The Switzerland postcard
Lucerne is small, lake-side, mountain-ringed, and absurdly photogenic. Two nights here is a chance to breathe after Paris before heading east to Prague.
Pace notes
- The Old Town is flat and walkable.
- Mountain trips (Pilatus, Rigi) are all-day commitments — pick one and weather-permit.
- Switzerland is expensive — €15 sandwiches are normal. Plan for one nicer dinner per day and lunch from a grocery (Migros, Coop) the rest.
Language
Swiss German is what locals speak; standard German is what's written on signs, menus, and used in formal speech. Most Lucerners working in tourism speak excellent English. Swiss Germans are proud of their dialect — but they'll always understand standard German if you try it.
The distinctive Swiss greeting:
- Grüezi (GREW-tsi) — Hello (the Swiss German one — try this first)
- Grüezi mitenand (…mit-uh-NAND) — Hello, everyone (when you walk into a shop)
- Guten Tag (GOO-ten tahk) — Hello (standard German, works fine)
- Danke / Merci vielmal (DAHN-keh / MER-see feel-mahl) — Thanks / many thanks (the Swiss really do borrow merci from French and use it constantly)
- Bitte (BIT-tuh) — Please / you're welcome
- Entschuldigung (ent-SHOOL-di-goong) — Excuse me / sorry
- Wo ist die Toilette? (voh ist dee toy-LET-eh?) — Where's the bathroom?
- Sprechen Sie Englisch? (SHPREH-khen zee ENG-lish?) — Do you speak English?
- Auf Wiedersehen (owf VEE-der-zayn) — Goodbye (formal)
- Tschüss (chewss) — Bye (casual)
Switzerland has four national languages — German, French, Italian, Romansh. Lucerne is firmly in the German-speaking zone, but a 90-minute train ride west and you're hearing French.
Food & specialties
Swiss food is alpine farmhouse cooking dressed up for cafés: cheese, potatoes, bread, dried meat, and chocolate that takes itself seriously. Lucerne specifically has a few signature dishes:
- Lucerne Chügelipastete — the city's own specialty. A flaky puff-pastry case filled with a creamy white sauce of veal, mushrooms, and sometimes raisins.

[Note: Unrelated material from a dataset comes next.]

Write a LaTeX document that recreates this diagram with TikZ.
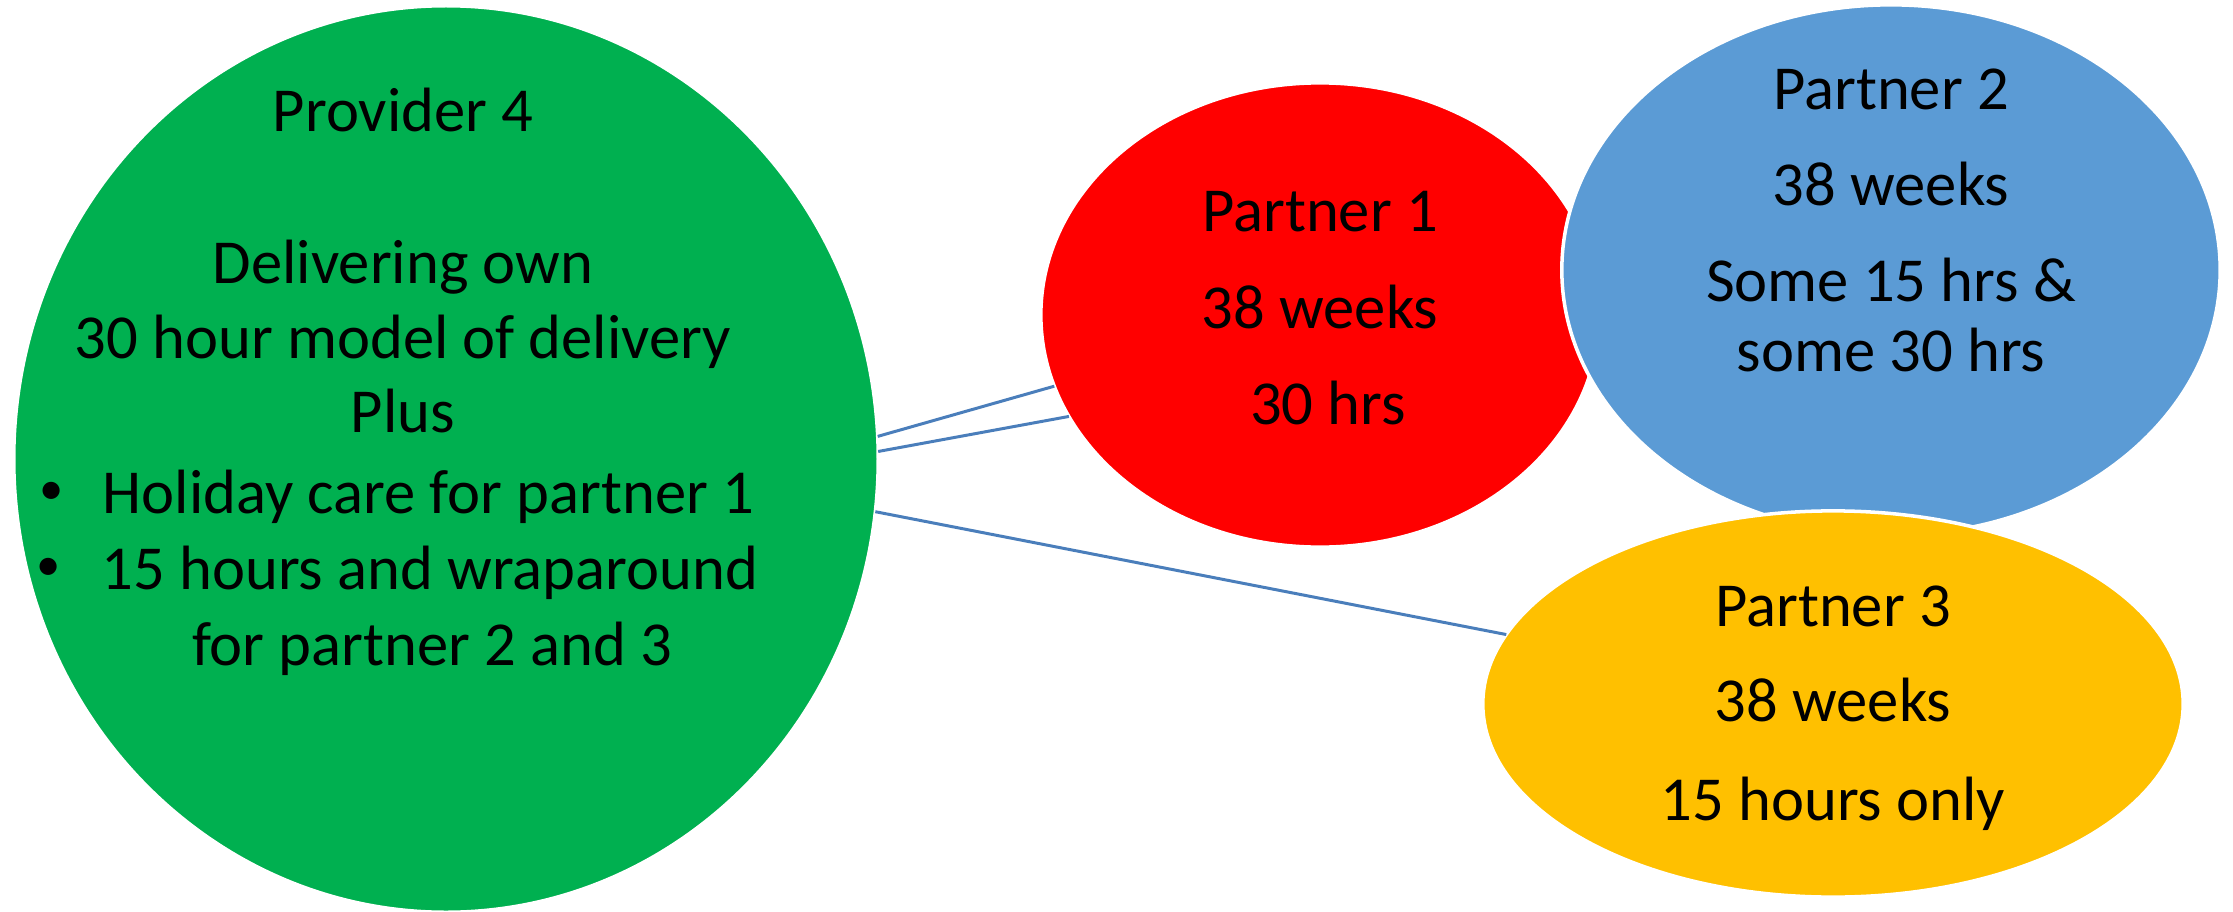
\documentclass[tikz,border=0pt]{standalone}
\usepackage{fontspec}
\setmainfont{Carlito}
\usetikzlibrary{shapes.geometric}
\definecolor{cgreen}{RGB}{0,176,80}
\definecolor{cred}{RGB}{255,0,0}
\definecolor{cblue}{RGB}{91,155,213}
\definecolor{cyellow}{RGB}{255,192,0}
\definecolor{cline}{RGB}{74,126,187}
\tikzset{
  bubble/.style={ellipse, draw=white, line width=1pt, inner sep=0pt, outer sep=0pt},
  txt/.style={inner sep=0pt, anchor=base, font=\fontsize{17.8}{21}\selectfont, text=black},
  bul/.style={inner sep=0pt, anchor=center, font=\fontsize{13.8}{16}\selectfont, text=black},
  link/.style={draw=cline, line width=0.85pt}
}
\begin{document}
\begin{tikzpicture}[x=0.01cm, y=-0.01cm]
\useasboundingbox (0,0) rectangle (2233,912);
% ellipses
\node[bubble, fill=cgreen, minimum width=8.64cm, minimum height=9.06cm] (green) at (446,459) {};
\node[bubble, fill=cred, minimum width=5.58cm, minimum height=4.64cm] (red) at (1320,315) {};
\node[bubble, fill=cblue, minimum width=6.58cm, minimum height=5.30cm] (blue) at (1891,270) {};
\node[bubble, fill=cyellow, minimum width=7.00cm, minimum height=3.86cm] (yellow) at (1833,704) {};
% connectors
\draw[link] (green.3.2) -- (red.195.2);
\draw[link] (green.1.2) -- (red.202.2);
\draw[link] (green.-7.25) -- (yellow.168.6);
% green text
\node[txt] (g1) at (403,131) {Provider 4};
\node[txt] (g2) at (403,283) {Delivering own};
\node[txt] (g3) at (403,358) {30 hour model of delivery};
\node[txt] (g4) at (403,432) {Plus};
\node[bul] (g5b) at (52,493) {•};
\node[txt, anchor=base west] (g5) at (102,513) {Holiday care for partner 1};
\node[bul] (g6b) at (49,569) {•};
\node[txt, anchor=base west] (g6) at (101,589) {15 hours and wraparound};
\node[txt] (g7) at (432,665) {for partner 2 and 3};
% red text
\node[txt] (r1) at (1320,231) {Partner 1};
\node[txt] (r2) at (1320,328) {38 weeks};
\node[txt] (r3) at (1328,424) {30 hrs};
% blue text
\node[txt] (b1) at (1891,110) {Partner 2};
\node[txt] (b2) at (1891,205) {38 weeks};
\node[txt] (b3) at (1891,301) {Some 15 hrs \&};
\node[txt] (b4) at (1891,371) {some 30 hrs};
% yellow text
\node[txt] (y1) at (1833,626) {Partner 3};
\node[txt] (y2) at (1833,721) {38 weeks};
\node[txt] (y3) at (1833,820) {15 hours only};
\end{tikzpicture}
\end{document}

Renaissance banquet food, still on traditional menus around the Reuss.
- Älplermagronen — "Alpine macaroni": pasta, potato, cream, melted cheese, and crispy fried onions, with a side of applesauce. Old shepherd food; deeply comforting.
- Rösti — a golden hash-brown cake of grated potatoes, pan-fried in butter. Served as a side with almost anything, or as a meal topped with a fried egg.
- Raclette — a half-wheel of cheese melted under heat and scraped onto boiled potatoes, pickles, and tiny onions. Communal, slow, perfect on a cold mountain evening.
- Fondue — Moitié-moitié is the classic: half Gruyère, half Vacherin Fribourgeois melted with white wine and garlic. (The wine cooks off; non-drinkers can absolutely partake.) Long forks, cubed bread, don't lose your piece in the pot.
- Bündnerfleisch — air-dried beef from neighbouring Graubünden, sliced paper-thin. Common starter or a hiking snack.
- Birchermüsli — invented by Zurich physician Dr. Bircher-Benner around 1900 as a hospital health food. Raw rolled oats, grated apple, lemon, condensed milk, nuts. Now a Swiss breakfast staple.
- Chocolate — Switzerland industrialized milk chocolate (Daniel Peter, 1875) and invented conching (Rodolphe Lindt, 1879), the slow stirring that makes chocolate smooth instead of gritty. Lindt, Sprüngli, Toblerone, Cailler are all Swiss.
Eat your big meal at lunch — a Tagesmenü (daily menu) at a real restaurant is often half the price of the same dish at dinner.